I believe I’ve expressed the notion that the stream of psych-folk seems to have been damned a bit since its early aughts resurgence. That’s not to say that there haven’t been prolific pockets, as speaks to the work of labels Eiderdown and Deep Water Acres, both of whom have nurtured the career of Washington’s Prana Crafter. It’s just that now when an exceptional example comes hurtling through the tubes, I stand up and take notice. Will Sol stands ready with a new cassette release under the Prana Crafter banner for psychedelic wellspring Beyond Beyond is Beyond, and it is certainly an example of psych-folk at its finest. Though, while the excitement of a new poster child for the sound is tempting, I hate to back him into that corner alone, as it seems a disservice to his brand of psychedelia on the whole.

Bhodi Cheetah’s Choice is dank with the moss of the best burrowed forest psych – bubbling acoustic strums in a vat of ozone-scummed guitar. But Sol folds in haunting ambience, via organ moans, electronic thrums and the rhythmic hum of field recordings. He’s imbued the record with an haunting sadness that gives it an otherworldly quality. It’s psych-folk for all intents and purposes, but bigger and more affecting than any one genre can conjure. The label’s not entirely offbase to associate this with the more experimental work of Fahey (see perhaps his work for Table of the Elements), but even as a one-man band he’s pushed this into territories once occupied by heavy improv psych masters ¬– Popul Vuh, Träd, Gräs & Stenar, Amon Düül II.
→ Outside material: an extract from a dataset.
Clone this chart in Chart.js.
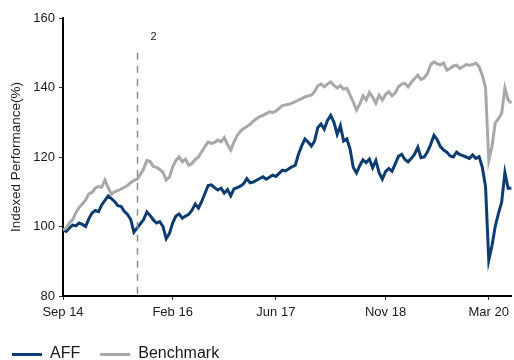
<!DOCTYPE html>
<html>
<head>
<meta charset="utf-8">
<script src="https://cdn.jsdelivr.net/npm/chart.js@4.4.0/dist/chart.umd.min.js"></script>
<style>
  html, body { margin: 0; padding: 0; background: #ffffff; }
  #wrap { width: 514px; height: 360px; }
</style>
</head>
<body>
<div id="wrap"><canvas id="chart" width="514" height="360"></canvas></div>
<script>
// Semi-monthly observations starting September 2014
const startYear = 2014;
const startMonth = 8; // 0-based: September

const affValues = [
  99.0, 98.6, 99.6, 100.4, 100.2, 101.0, 100.6, 100.0, 102.2, 103.9,
  104.6, 104.3, 106.2, 107.5, 108.8, 108.0, 107.2, 106.0, 105.8, 104.4,
  103.5, 102.0, 98.4, 99.6, 100.8, 102.0, 104.2, 103.2, 101.9, 101.0,
  101.4, 100.0, 96.5, 98.0, 101.0, 103.0, 103.6, 102.4, 103.0, 103.5,
  104.7, 106.5, 105.3, 107.2, 109.5, 111.8, 112.0, 111.2, 110.5, 111.0,
  109.6, 110.6, 108.8, 110.8, 111.2, 111.6, 112.3, 113.8, 112.6, 112.8,
  113.3, 113.8, 114.3, 113.6, 114.2, 114.8, 114.4, 115.3, 116.2, 116.0,
  116.6, 117.2, 117.6, 120.8, 123.2, 125.2, 124.3, 123.1, 124.6, 128.5,
  129.5, 128.0, 130.5, 132.0, 130.0, 126.5, 129.0, 124.6, 125.2, 122.3,
  117.0, 115.4, 117.5, 119.2, 118.4, 119.4, 116.9, 119.0, 115.5, 113.6,
  115.8, 116.7, 115.9, 118.0, 120.2, 120.8, 119.3, 118.6, 119.6, 120.8,
  122.8, 119.8, 120.0, 121.5, 123.6, 126.2, 125.0, 123.0, 122.0, 121.4,
  120.3, 120.0, 121.4, 120.7, 120.4, 120.0, 119.6, 120.6, 119.6, 120.1,
  117.0, 111.5, 90.3, 94.5, 100.0, 103.8, 107.0, 115.5, 111.0, 111.0
];

const benchmarkValues = [
  99.0, 99.5, 101.0, 102.0, 104.0, 105.5, 106.5, 107.6, 109.4, 109.8,
  111.0, 111.5, 111.3, 113.4, 111.2, 109.3, 110.0, 110.3, 110.8, 111.3,
  111.8, 112.6, 113.3, 113.6, 115.0, 116.6, 119.0, 118.7, 117.3, 117.0,
  116.4, 115.6, 113.4, 114.2, 117.2, 119.0, 120.0, 118.6, 119.4, 117.6,
  118.2, 119.3, 120.0, 121.5, 123.0, 124.3, 123.9, 124.2, 124.9, 124.4,
  125.6, 123.6, 122.0, 124.3, 126.2, 127.4, 128.2, 128.8, 129.4, 130.3,
  131.0, 131.6, 132.0, 132.5, 133.0, 132.8, 133.2, 134.0, 134.8, 135.0,
  135.2, 135.5, 135.9, 136.4, 136.8, 137.3, 137.6, 137.8, 138.8, 140.5,
  141.0, 140.2, 141.0, 141.6, 140.6, 139.9, 140.5, 139.5, 139.8, 137.8,
  135.8, 133.5, 135.2, 137.6, 136.4, 138.6, 137.2, 135.5, 137.8, 136.4,
  138.0, 138.8, 137.6, 138.5, 140.2, 141.0, 141.2, 140.2, 141.5, 142.6,
  143.5, 142.3, 142.8, 144.0, 146.6, 147.4, 146.8, 146.5, 147.0, 145.0,
  145.5, 146.2, 146.4, 145.5, 146.0, 146.6, 146.4, 146.6, 147.0, 146.0,
  143.5, 140.0, 119.0, 123.0, 129.8, 131.0, 132.6, 139.8, 136.4, 135.5
];

const tickLabels = ['Sep 14', 'Feb 16', 'Jun 17', 'Nov 18', 'Mar 20'];
const tickIndices = [0, 34, 66, 100, 132];

// Event marker: dashed vertical line with a numbered note
const markerIndex = 23;
const markerTop = 150;
const markerText = '2';

const periods = affValues.map((_, i) => {
  const m = startMonth + Math.floor(i / 2);
  const y = startYear + Math.floor(m / 12);
  const mm = String((m % 12) + 1).padStart(2, '0');
  const dd = i % 2 ? '16' : '01';
  return `${y}-${mm}-${dd}`;
});

const FONT = 'Liberation Sans, Arial, Helvetica, sans-serif';
const TEXT = '#1a1a1a';
const NAVY = '#0d3d70';
const GREY = '#a8a8a8';

const markerPlugin = {
  id: 'markerLine',
  afterDatasetsDraw(chart) {
    const { ctx, chartArea, scales } = chart;
    const x = Math.round(scales.x.getPixelForValue(markerIndex)) + 0.5;
    const yTop = scales.y.getPixelForValue(markerTop);
    ctx.save();
    ctx.strokeStyle = '#8f8f8f';
    ctx.lineWidth = 1.5;
    ctx.setLineDash([7, 6]);
    ctx.beginPath();
    ctx.moveTo(x, yTop);
    ctx.lineTo(x, chartArea.bottom);
    ctx.stroke();
    ctx.setLineDash([]);
    ctx.fillStyle = TEXT;
    ctx.font = `11px ${FONT}`;
    ctx.textAlign = 'center';
    ctx.textBaseline = 'middle';
    ctx.fillText(markerText, x + 16, yTop - 16);
    ctx.restore();
  }
};

const legendPlugin = {
  id: 'bottomLegend',
  afterDraw(chart) {
    const { ctx } = chart;
    ctx.save();
    ctx.font = `16px ${FONT}`;
    ctx.textBaseline = 'alphabetic';
    ctx.textAlign = 'left';
    let x = 12;
    const lineY = 354.5;
    chart.data.datasets.forEach(ds => {
      ctx.strokeStyle = ds.borderColor;
      ctx.lineWidth = 3;
      ctx.beginPath();
      ctx.moveTo(x, lineY);
      ctx.lineTo(x + 30, lineY);
      ctx.stroke();
      ctx.fillStyle = TEXT;
      ctx.fillText(ds.label, x + 38, 358);
      x += 38 + ctx.measureText(ds.label).width + 20;
    });
    ctx.restore();
  }
};

new Chart(document.getElementById('chart'), {
  type: 'line',
  data: {
    labels: periods,
    datasets: [
      { label: 'AFF', data: affValues, borderColor: NAVY, borderWidth: 3,
        pointRadius: 0, tension: 0, order: 1 },
      { label: 'Benchmark', data: benchmarkValues, borderColor: GREY, borderWidth: 3,
        pointRadius: 0, tension: 0, order: 0 }
    ]
  },
  options: {
    responsive: false,
    devicePixelRatio: 1,
    animation: false,
    layout: { padding: { top: 18, right: 0, left: 0, bottom: 0 } },
    plugins: { legend: { display: false }, tooltip: { enabled: false } },
    scales: {
      x: {
        type: 'category',
        offset: false,
        grid: { display: true, drawOnChartArea: false, tickLength: 4, tickColor: '#333', tickWidth: 1 },
        border: { display: true, color: '#000', width: 2 },
        ticks: {
          autoSkip: false, maxRotation: 0, minRotation: 0, padding: 5,
          color: TEXT, font: { family: FONT, size: 13 },
          callback: (v, i) => {
            const k = tickIndices.indexOf(i);
            return k >= 0 ? tickLabels[k] : null;
          }
        },
        afterFit: s => { s.height = 64; }
      },
      y: {
        min: 80, max: 160,
        grid: { display: true, drawOnChartArea: false, tickLength: 4, tickColor: '#333', tickWidth: 1 },
        border: { display: true, color: '#000', width: 2 },
        ticks: { stepSize: 20, padding: 4, color: TEXT, font: { family: FONT, size: 13 } },
        title: {
          display: true, text: 'Indexed Performance(%)', color: TEXT,
          font: { family: FONT, size: 13.5 }, padding: { top: 8, bottom: 0 }
        },
        afterFit: s => { s.width = 63; }
      }
    }
  },
  plugins: [markerPlugin, legendPlugin]
});
</script>
</body>
</html>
With this record Sol has marked himself one to watch from here on out. Prana Crafter may well climb the ranks to sit alongside the likes of Six Organs of Admittance and Vanishing Voice-era Wooden Wand in terms of the modern day psychedelic luminaries. Here’s hoping that with enough groundswell BBiB will bump this one up to a full vinyl release rather than the cassette ghetto that Prana Crafter’s found himself in previously. This one deserves the fuller spectrum to spread its discomfiting burn.